The New Observer
November 21, 2015
More than two thirds of the nonwhite invaders who have poured into Germany at the invitation of Angela Merkel are “functionally illiterate” and will not be able to successfully participate in the economy, a leading education expert has warned.
Speaking in a radio interview on the Deutschland Funk service, Professor Dr. Ludger Wößmann, director of the Ifo Center for the Economics of Education in Munich, warned that the invaders “did not have the education that would allow them to participate successfully” in the economy and that they will not even be able to complete a basic three-year training course either.
Asked to comment by the interviewer on the view espoused by many pro-invader politicians that the flood of Third Worlders was going to be good for the economy, Dr. Wößmann said that the best way to predict this was to look at the educational systems of the home countries from where the invaders are coming.
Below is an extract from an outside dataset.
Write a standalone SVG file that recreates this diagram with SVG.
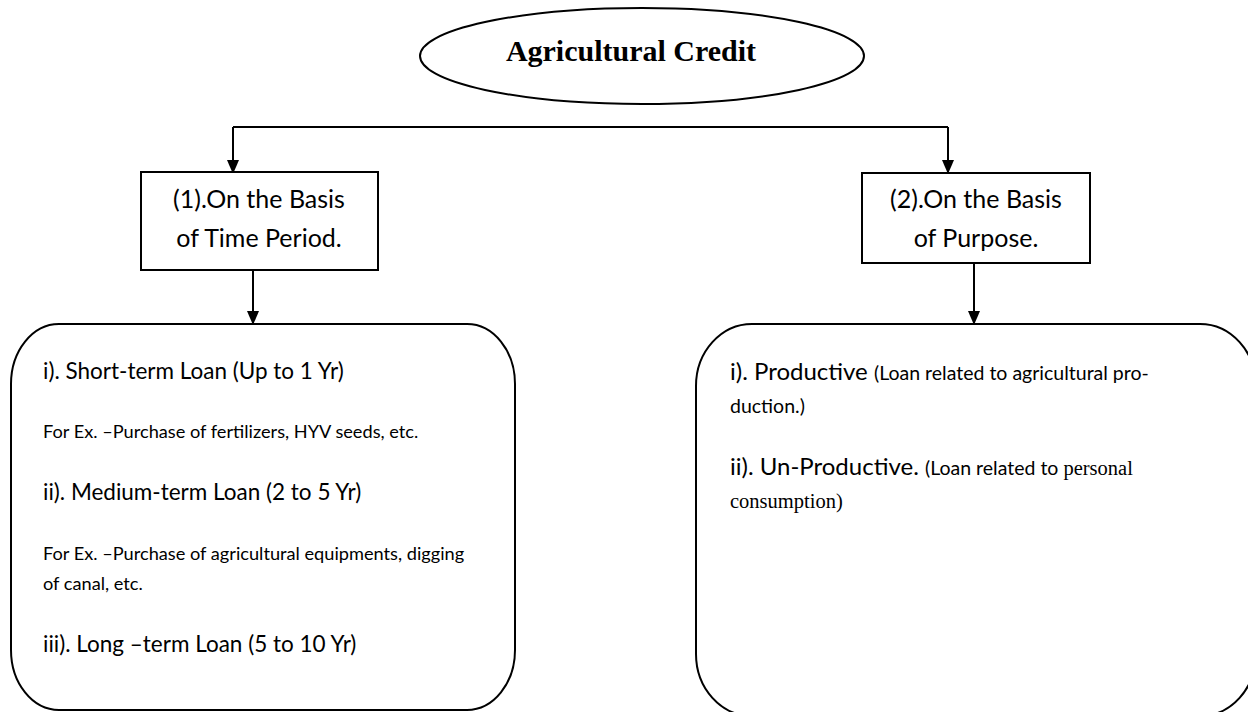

He said that specific educational measures, known as PISA or TIMSS tests, are used to rank the educational levels of countries, and that it is possible to determine precisely how many people in each country have “minimum” required skill sets so as not to be considered functionally illiterate.
In Syria, he continued, 65 percent of people do not have these minimum skill sets. The stunned interviewer then asked Dr. Wößmann if this meant that 65 percent of the invaders “cannot read or write properly?”
Dr Wößmann answered: “At the least, they cannot successfully participate in any manner in the German [economy]. You can see this by TIMSS scores on mathematics, and natural sciences. That is, they are not able to complete very simple computing tasks.”
Still incredulous, the interviewer then asked if it was not true that the invaders were the “most qualified people” and therefore unlikely to be the functionally illiterate masses. Dr. Wößmann was unperturbed by the question, answering that of the previous (and now already settled) wave of refugees, some two-thirds had no higher education.
“On the whole, this suggests that it will not on average be extremely highly qualified people who are coming here,” he said. “Going by current migration flows, I do not think that you can particularly strongly assume that they have high levels of education.”
The interviewer then asked him what this meant for “integration into the labor market.”
Wößmann answered by saying, “we cannot assume that all of these people can now simply complete a three-year course at a high theoretical level. They will fail.”
In addition, he pointed out that the Chamber of Crafts of Munich-Upper Bavaria had recently reported that 70 percent of their trainees enrolled from Syria, Afghanistan, and Iraq, had already dropped out after less than two years.”
- The official unemployment rate in Germany before the current invasion started was 2.795 million, according to the Federal Labor Agency.